Эта сопряженность не становится длением личного непосредственного присутствия потому, что человек, принимая мир, стремится не к личному любовному отношению с миром, а притязает на мир, пытается подчинить его своему индивидуальному желанию и воле. Экзистенциальный эк–стаз человека к миру не служит личному отношению с миром, а определяется "естественной" необходимостью и стремлением индивида к самосохранению — стремлением, которое "темпорализуется" как тленность. Это происходит потому, что эк–стаз индивидуальности к самосохранению есть эк–стаз в пределах природы, а не ис–ход естества за пределы природы, вовне, то есть в личностную экзистенциальность, в личностный способ бытия.

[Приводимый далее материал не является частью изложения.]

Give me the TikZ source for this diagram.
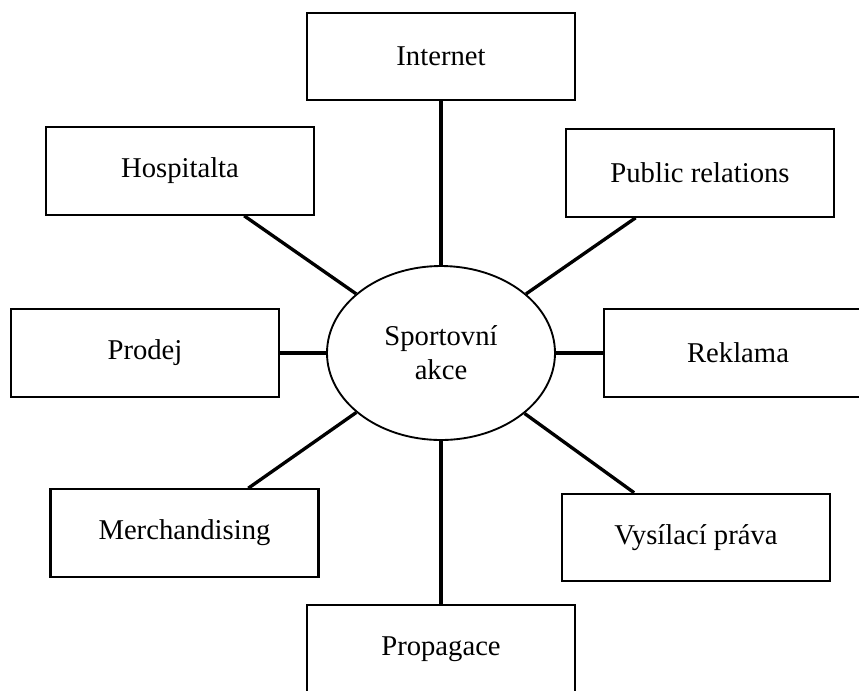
\documentclass[tikz,border=0pt]{standalone}
\usepackage{fontspec}
\setmainfont{Liberation Serif}
\usetikzlibrary{shapes.geometric}
\begin{document}
\begin{tikzpicture}[x=0.75pt,y=-0.75pt,
  box/.style={draw, line width=1.7pt, rectangle, minimum width=201pt, minimum height=65.5pt, inner sep=0pt, font=\fontsize{21.5}{25.5}\selectfont},
  hub/.style={draw, line width=1.4pt, ellipse, minimum width=171pt, minimum height=130.5pt, inner sep=0pt, align=center, font=\fontsize{21.5}{25.5}\selectfont},
  link/.style={line width=2.5pt}]
\useasboundingbox (0,0) rectangle (859,690);
\clip (0,0) rectangle (859,690);
\node[hub] (ell) at (441,353) {Sportovní\\akce};
\node[box] (inet) at (441,56.5) {Internet};
\node[box] (hosp) at (180,171) {Hospitalta};
\node[box] (pr) at (700,173) {Public relations};
\node[box] (prod) at (145,353) {Prodej};
\node[box] (rekl) at (738,353) {Reklama};
\node[box] (merch) at (184.5,533) {Merchandising};
\node[box] (vys) at (696,537.5) {Vysílací práva};
\node[box] (prop) at (441,649) {Propagace};
\foreach \n in {inet,hosp,pr,prod,rekl,merch,vys,prop}
  \draw[link] (\n) -- (ell);
\end{tikzpicture}
\end{document}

Стремление к самосохранению "естественно", ибо определяется природой, ограничивается пределами естества. Поэтому оно неизбежно вступает в противоречие с таким же "естественным" стремлением к самосохранению других индивидов. Но эти противоречащие друг другу эк–стазы индивидуальностей в границах природы разделяют, расчленяют природу[436], становясь причиной конечности бытия индивидов, их постепенного уничтожения. И если "конечная цель" и "усовершение" природы есть жизнь как дление существования, тогда присущее индивиду "естественное" стремление к самосохранению оказывается стремлением "противоестественным". Ибо оно отрицает "согласную с естеством" экзистенциальность природы: жизнь как длительность.

§ 54. АСКЕТИЧЕСКИЙ ОПЫТ ЖИЗНИ КАК "ДЛЕНИЯ"

Итак, если в непосредственной личной близости, в непротяженном настоящем эротического общения нам дана единственная возможность пережить опыт жизни как дления и если сущностно–природное "усовершение" отношения человека с миром есть дление существования, тогда это отношение "согласно с природой", только будучи личным отношением. А личным отношение человека с миром становится тогда, когда принятие мира человеком, экзистенциальный эк–стаз человека к миру и сам не подчиняется индивидуальной потребности, стремлению к самосохранению, и не подчиняет мир индивидуальному желанию и воле. Такой эк–стаз преодолевает природную индивидуальность и объективную онтическую явленность, чтобы встретить личный логос "вещей" ("πράγματα"), выявить личностное измерение мира.

Этот динамичный эк–стаз природы за пределы природы, это открытие и принятие непосредственной личной близости мира есть конкретное дело, конкретное свершение. Оно составляет жизненное содержание церковнойаскезы, как она была определена в предыдущей главе. Аскеза — это динамичный и воплощенный в жизнь отказ человека подчиниться индивидуальному стремлению к самосохранению и одновременно отказ подчинять мир индивидуальному желанию и воле. Аскетическое отношение человека с миром выводит экстатическое движение самосохранения

за пределы природы - туда, где человек бытийно находит и узнаёт личное присутствие, выраженное и высказанное естеством.

Личный логос "творений" соотносится с личным присутствием Творящего Логоса, с проявлением Личности Логоса, с личным Богом–Словом. Это присутствие Логоса длится как личностная энергия в "сотворенности" сущего, в "личностной" единственности и неповторимости — то есть в красоте и мудрости — вещей мира. Логос творений нужно искать вне их тождественности, ибо он соотносится с Личностью Логоса (подобно тому, как логос картины Ван–Гога не исчерпывается самой картиной, но соотносится с личностью Ван–Гога, проявляет ее). Такая соотнесенность не есть необходимость, а только экстатическая возможность: возможность не–потаенности, выхода из "сокрытия" предметности; возможность эротического изумления перед личностной уникальностью и неповторимостью "вещей", перед личностной красотой мира. Оно подобно изумлению перед несравненной и единственной красотой всякого дара любви, которая претворяет дар в образ возлюбленного[437].

И наоборот: если отношение человека с миром не выходит за пределы индивидуальных потребностей и желаний, "немощи чувств", тогда логос сущего ограничивается самим собой, теряет всякую личностную соотнесенность. Тогда вещи мира оказываются лишь "пред–метами потребления", которые удовлетворяют потребности индивида. Их истинность (не–потаенность) исчерпывается их предметной явленностью[438], а их изменение во времени переживается только как экстаз тленности: конечность, длящаяся в Ничто.